Cornered at last, Bessie has gone to ground in a remote farm. The farm
consists of $N$ barns ($2 \leq N \leq 10^5$) and $N-1$ bidirectional tunnels
between barns, so that there is a unique path between every pair of barns.
Every barn which has only one tunnel is an exit. When morning comes, Bessie
will surface at some barn and attempt to reach an exit.
But the moment Bessie surfaces, the law will be able to pinpoint her location.
Some farmers will then start at various exit barns, and attempt to catch
Bessie. The farmers move at the same speed as Bessie (so in each time step,
each farmer can move from one barn to an adjacent barn). The farmers know
where Bessie is at all times, and Bessie knows where the farmers are at all
times. The farmers catch Bessie if at any instant a farmer is in the same barn
as Bessie, or crossing the same tunnel as Bessie. Conversely, Bessie escapes
if she reaches an exit barn before any farms catch her.

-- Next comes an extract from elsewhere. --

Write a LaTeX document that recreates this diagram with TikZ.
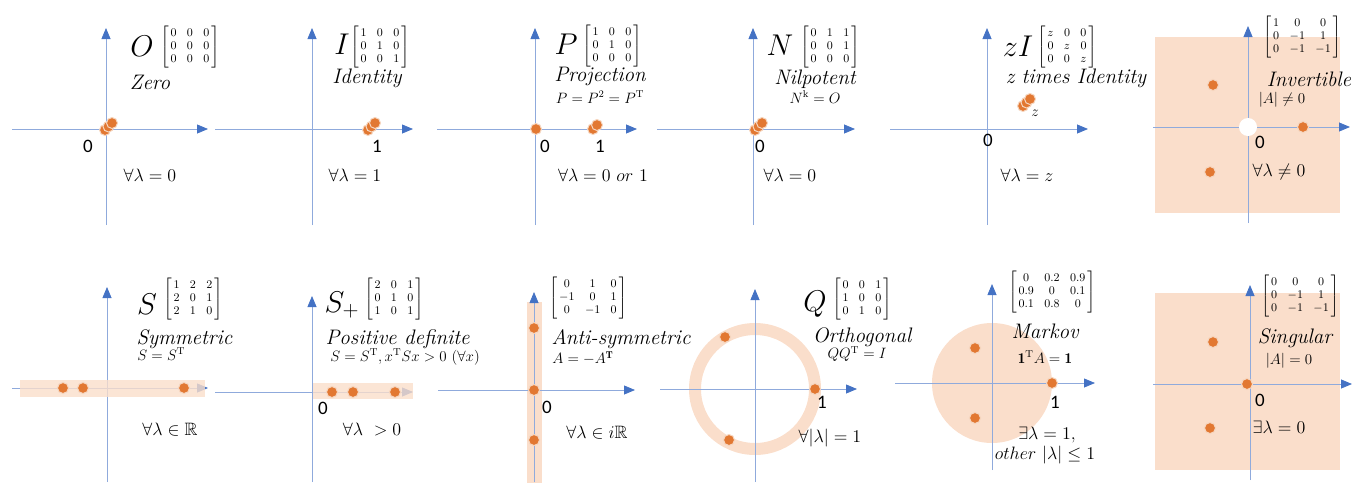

Bessie is unsure about her chances of success, which depends on the number of
farmers that the law is able to deploy. Given that Bessie surfaces at barn
$K$, help Bessie determine the minimum number of farmers who would be needed
to catch Bessie, assuming that the farmers distribute themselves optimally
among the exit barns.

The first line of the input contains $N$ and $K$. Each of the following $N-1$
lines specify two integers, each in the range $1 \ldots N$, describing a
tunnel between two barns.

Please output the minimum number of farmers needed to ensure catching Bessie.